Your task: Where a line contains the word "matplotlib", copy that line.

Source data:

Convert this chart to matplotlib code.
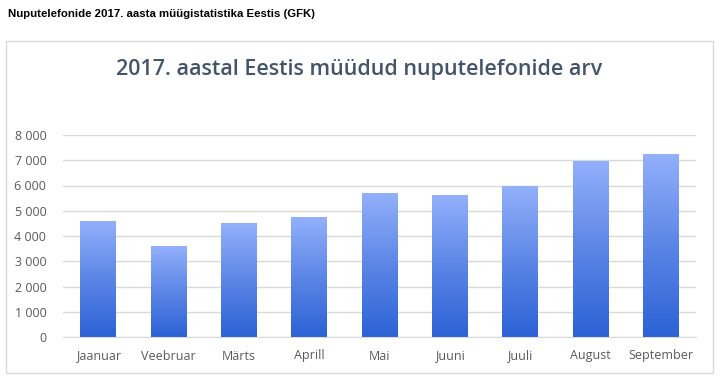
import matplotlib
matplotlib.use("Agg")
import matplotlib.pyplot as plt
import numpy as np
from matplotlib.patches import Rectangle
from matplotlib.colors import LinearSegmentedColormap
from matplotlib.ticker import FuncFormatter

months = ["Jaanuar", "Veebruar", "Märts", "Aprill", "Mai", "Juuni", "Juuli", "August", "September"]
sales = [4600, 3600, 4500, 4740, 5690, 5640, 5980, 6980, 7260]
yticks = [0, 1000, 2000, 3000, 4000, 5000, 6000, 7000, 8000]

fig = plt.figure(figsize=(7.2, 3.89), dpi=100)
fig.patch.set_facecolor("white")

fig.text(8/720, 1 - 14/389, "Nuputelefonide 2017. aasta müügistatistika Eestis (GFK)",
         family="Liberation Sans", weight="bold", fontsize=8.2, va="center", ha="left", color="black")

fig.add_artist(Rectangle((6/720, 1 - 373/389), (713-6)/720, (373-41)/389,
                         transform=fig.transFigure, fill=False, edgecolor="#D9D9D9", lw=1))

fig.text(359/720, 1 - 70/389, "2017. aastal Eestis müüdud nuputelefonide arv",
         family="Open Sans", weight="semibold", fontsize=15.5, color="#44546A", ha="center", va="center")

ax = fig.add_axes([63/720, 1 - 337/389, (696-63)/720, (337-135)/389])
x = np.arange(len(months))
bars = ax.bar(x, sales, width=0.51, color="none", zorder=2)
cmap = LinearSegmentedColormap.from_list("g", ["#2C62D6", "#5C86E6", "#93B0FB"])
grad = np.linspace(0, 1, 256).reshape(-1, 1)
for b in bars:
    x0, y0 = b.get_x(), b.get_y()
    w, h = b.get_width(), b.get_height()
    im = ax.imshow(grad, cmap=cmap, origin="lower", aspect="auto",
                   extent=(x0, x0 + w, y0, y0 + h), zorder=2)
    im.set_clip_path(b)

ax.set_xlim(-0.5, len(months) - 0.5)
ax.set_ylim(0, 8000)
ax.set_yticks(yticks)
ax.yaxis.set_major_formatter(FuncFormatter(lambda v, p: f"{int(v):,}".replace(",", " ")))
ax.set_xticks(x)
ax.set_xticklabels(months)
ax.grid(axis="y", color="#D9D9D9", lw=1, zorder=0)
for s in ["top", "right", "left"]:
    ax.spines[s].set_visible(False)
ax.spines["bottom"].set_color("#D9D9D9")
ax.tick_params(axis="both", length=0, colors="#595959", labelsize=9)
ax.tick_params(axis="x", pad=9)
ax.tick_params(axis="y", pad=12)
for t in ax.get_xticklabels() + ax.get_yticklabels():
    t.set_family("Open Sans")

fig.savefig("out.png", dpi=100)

Written solution:
Convert this chart to matplotlib code.
import matplotlib
matplotlib.use("Agg")
import matplotlib.pyplot as plt
from matplotlib.patches import Rectangle
from matplotlib.colors import LinearSegmentedColormap
from matplotlib.ticker import FuncFormatter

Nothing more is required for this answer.